А вот и сам ад. Вторая железная дверь ведет в узкий коридор, тускло освещенный одной лампочкой под самым потолком. Лампочка горит особым тюремным светом, каким-то багрово-красным накалом. Справа сырая, серая, в подтеках стена. Трудно допустить, что это одна из стен того самого дома, где расположен комфортабельный кабинет капитана Веверса... А слева...
Слева двери, двери, двери... Они заперты на засовы и огромные ржавые замки. Висячие, первобытные, какими, наверное, до революции закрывались какие-нибудь купецкие амбары в глухой провинции. А за этими дверьми люди? Конечно же! Коммунисты, товарищи мои, попавшие в ад раньше меня.
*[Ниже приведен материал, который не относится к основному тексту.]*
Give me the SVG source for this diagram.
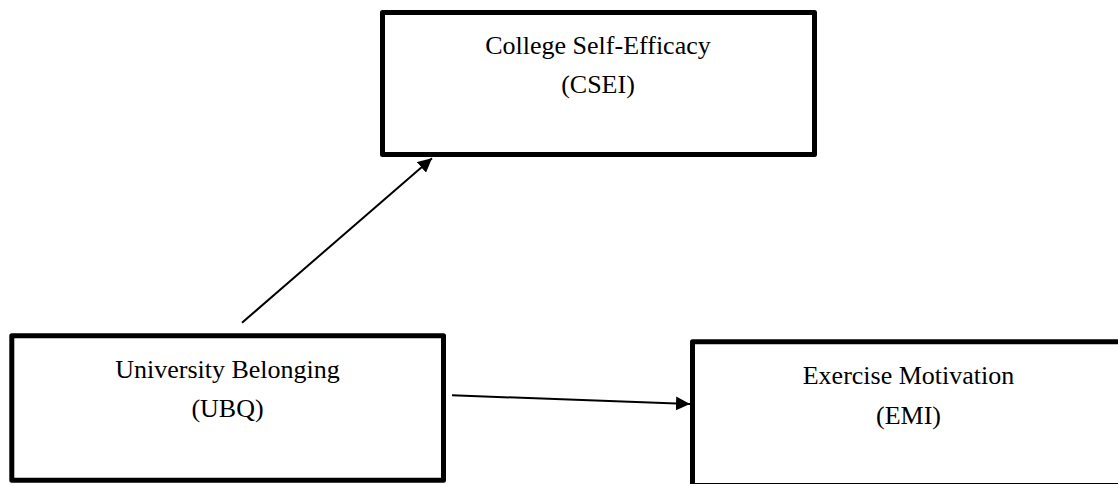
<svg xmlns="http://www.w3.org/2000/svg" width="1118" height="484" viewBox="0 0 1118 484">
  <style>
    .box { fill: #ffffff; stroke: #000000; stroke-width: 5; stroke-linejoin: round; }
    .lbl { font-family: "Liberation Serif", "Times New Roman", serif; font-size: 26px; fill: #000000; text-anchor: middle; }
    .edge { stroke: #000000; stroke-width: 2; fill: none; marker-end: url(#arrow); }
  </style>
  <defs>
    <marker id="arrow" markerUnits="userSpaceOnUse" markerWidth="14" markerHeight="14" viewBox="0 0 14 14" refX="14" refY="7" orient="auto">
      <path d="M0,0 L14,7 L0,14 Z" fill="#000000"/>
    </marker>
  </defs>
  <rect x="0" y="0" width="1118" height="484" fill="#ffffff"/>
  <g id="node-csei">
    <rect class="box" x="382.5" y="12.5" width="432" height="142"/>
    <text class="lbl" x="598" y="54">College Self-Efficacy</text>
    <text class="lbl" x="598" y="93">(CSEI)</text>
  </g>
  <g id="node-ubq">
    <rect class="box" x="11.8" y="335.8" width="431.7" height="144.5"/>
    <text class="lbl" x="227.5" y="378">University Belonging</text>
    <text class="lbl" x="227.5" y="417">(UBQ)</text>
  </g>
  <g id="node-emi">
    <rect class="box" x="692.5" y="341.7" width="440" height="143.8"/>
    <text class="lbl" x="908.5" y="384">Exercise Motivation</text>
    <text class="lbl" x="908.5" y="424">(EMI)</text>
  </g>
  <g id="connectors">
    <line class="edge" x1="242" y1="322.7" x2="432" y2="158.3"/>
    <line class="edge" x1="452" y1="395.3" x2="690" y2="404"/>
  </g>
</svg>
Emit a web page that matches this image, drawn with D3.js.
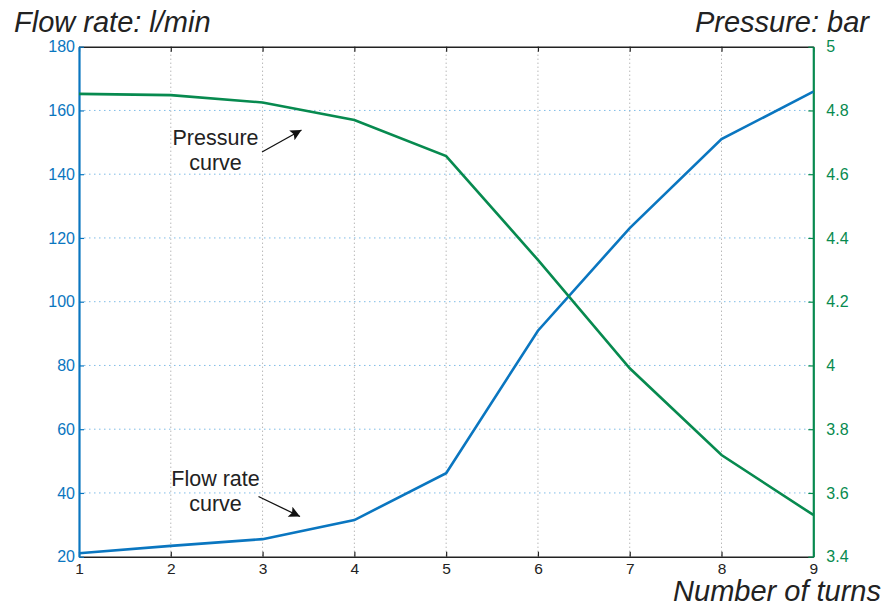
<!DOCTYPE html>
<html><head><meta charset="utf-8">
<script src="https://cdn.jsdelivr.net/npm/d3@7"></script>
<style>body{margin:0;background:#fff;}svg{display:block;font-family:"Liberation Sans",Arial,sans-serif;}</style>
</head><body>
<svg id="c" width="886" height="607"></svg>
<script>
const turns = [1,2,3,4,5,6,7,8,9];
const flowRate = [21.1,23.4,25.5,31.5,46.2,90.9,123.1,151.0,165.9];
const pressure = [4.852,4.848,4.825,4.77,4.657,4.331,3.991,3.719,3.531];
const flowTicks = [20,40,60,80,100,120,140,160,180];
const pressureTicks = [3.4,3.6,3.8,4,4.2,4.4,4.6,4.8,5];
const xTicks = [1,2,3,4,5,6,7,8,9];

const blue = "#0a76c0", green = "#078a4f", ink = "#222";
const L = 79, R = 813.3, T = 46.7, B = 556.7;
const svg = d3.select("#c");
const x = d3.scaleLinear().domain([1,9]).range([L,R]);
const yF = d3.scaleLinear().domain([20,180]).range([B,T]);
const yP = d3.scaleLinear().domain([3.4,5]).range([B,T]);

// grid
svg.append("g").selectAll("line").data(xTicks.slice(1,-1)).join("line")
  .attr("x1",d=>x(d)).attr("x2",d=>x(d)).attr("y1",T).attr("y2",B)
  .attr("stroke","#999").attr("stroke-width",1).attr("stroke-dasharray","1,3");
svg.append("g").selectAll("line").data(flowTicks.slice(1,-1)).join("line")
  .attr("x1",L).attr("x2",R).attr("y1",d=>yF(d)).attr("y2",d=>yF(d))
  .attr("stroke","#7fbce6").attr("stroke-width",1).attr("stroke-dasharray","1.5,3.5");

// axes
const ax = (g, color) => { g.select(".domain").attr("stroke",color).attr("stroke-width",1.6); g.selectAll(".tick line").attr("stroke",color).attr("stroke-width",1.2); g.selectAll(".tick text").attr("fill",color).attr("font-size",16); };
svg.append("g").attr("transform",`translate(0,${B})`)
  .call(d3.axisBottom(x).tickValues(xTicks).tickFormat(d3.format("d")).tickSizeInner(-5).tickSizeOuter(0).tickPadding(6))
  .call(g=>ax(g,ink)).call(g=>g.selectAll(".tick text").attr("fill",ink).attr("font-size",15.5));
svg.append("g").attr("transform",`translate(0,${T})`)
  .call(d3.axisTop(x).tickValues(xTicks).tickSizeInner(-5).tickSizeOuter(0).tickFormat(""))
  .call(g=>ax(g,ink));
svg.append("g").attr("transform",`translate(${L},0)`)
  .call(d3.axisLeft(yF).tickValues(flowTicks).tickSizeInner(-5).tickSizeOuter(0).tickPadding(4))
  .call(g=>ax(g,blue)).call(g=>g.select(".domain").attr("stroke-width",2.2));
svg.append("g").attr("transform",`translate(${R},0)`)
  .call(d3.axisRight(yP).tickValues(pressureTicks).tickFormat(d=>d3.format("")(+d.toFixed(1))).tickSizeInner(-5).tickSizeOuter(0).tickPadding(13))
  .call(g=>ax(g,green)).call(g=>g.select(".domain").attr("stroke-width",2.2));

// lines
svg.append("path").datum(turns.map((t,i)=>[t,flowRate[i]]))
  .attr("d",d3.line().x(d=>x(d[0])).y(d=>yF(d[1])))
  .attr("fill","none").attr("stroke",blue).attr("stroke-width",2.6);
svg.append("path").datum(turns.map((t,i)=>[t,pressure[i]]))
  .attr("d",d3.line().x(d=>x(d[0])).y(d=>yP(d[1])))
  .attr("fill","none").attr("stroke",green).attr("stroke-width",2.6);

// annotations
const defs = svg.append("defs");
defs.append("marker").attr("id","ah").attr("viewBox","0 0 10 10").attr("refX",10).attr("refY",5)
  .attr("markerWidth",17).attr("markerHeight",11).attr("markerUnits","userSpaceOnUse").attr("orient","auto")
  .append("path").attr("d","M0,0 L10,5 L0,10 L2,5 Z").attr("fill","#111");
const note = (lines, cx, y0) => {
  const t = svg.append("text").attr("text-anchor","middle").attr("font-size",21.5).attr("fill",ink);
  lines.forEach((s,i)=>t.append("tspan").attr("x",cx).attr("y",y0+i*25).text(s));
};
note(["Pressure","curve"], 215.5, 145);
svg.append("line").attr("x1",262).attr("y1",152).attr("x2",301.5).attr("y2",130)
  .attr("stroke","#111").attr("stroke-width",1.3).attr("marker-end","url(#ah)");
note(["Flow rate","curve"], 215.5, 486);
svg.append("line").attr("x1",258.5).attr("y1",496.5).attr("x2",300).attr("y2",516.5)
  .attr("stroke","#111").attr("stroke-width",1.3).attr("marker-end","url(#ah)");

// titles
svg.append("text").attr("x",14).attr("y",32).attr("font-size",29).attr("font-style","italic").attr("fill",ink).text("Flow rate: l/min");
svg.append("text").attr("x",869).attr("y",32).attr("text-anchor","end").attr("font-size",29).attr("font-style","italic").attr("fill",ink).text("Pressure: bar");
svg.append("text").attr("x",881).attr("y",601).attr("text-anchor","end").attr("font-size",29).attr("font-style","italic").attr("fill",ink).text("Number of turns");
</script>
</body></html>
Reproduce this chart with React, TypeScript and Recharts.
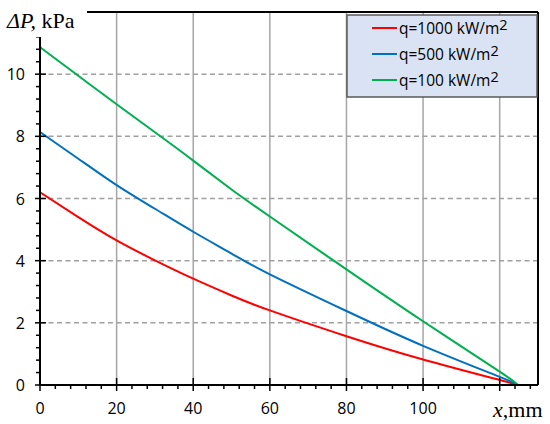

Профессор Аксенцев, секретарь горкома Биктагиров, директор университета Векслин... И еще многие...
Холодное, разлившееся в груди отчаяние делает меня внешне абсолютно спокойной. Внутренне я подготовлена к одиночке. Поэтому, когда открывается со страшным громом и звоном одна из дверей, на которой написан номер 3, и я вижу силуэт человеческой фигуры внутри камеры, я воспринимаю это как неожиданный подарок судьбы. Значит, я буду не одна? Это уже счастье.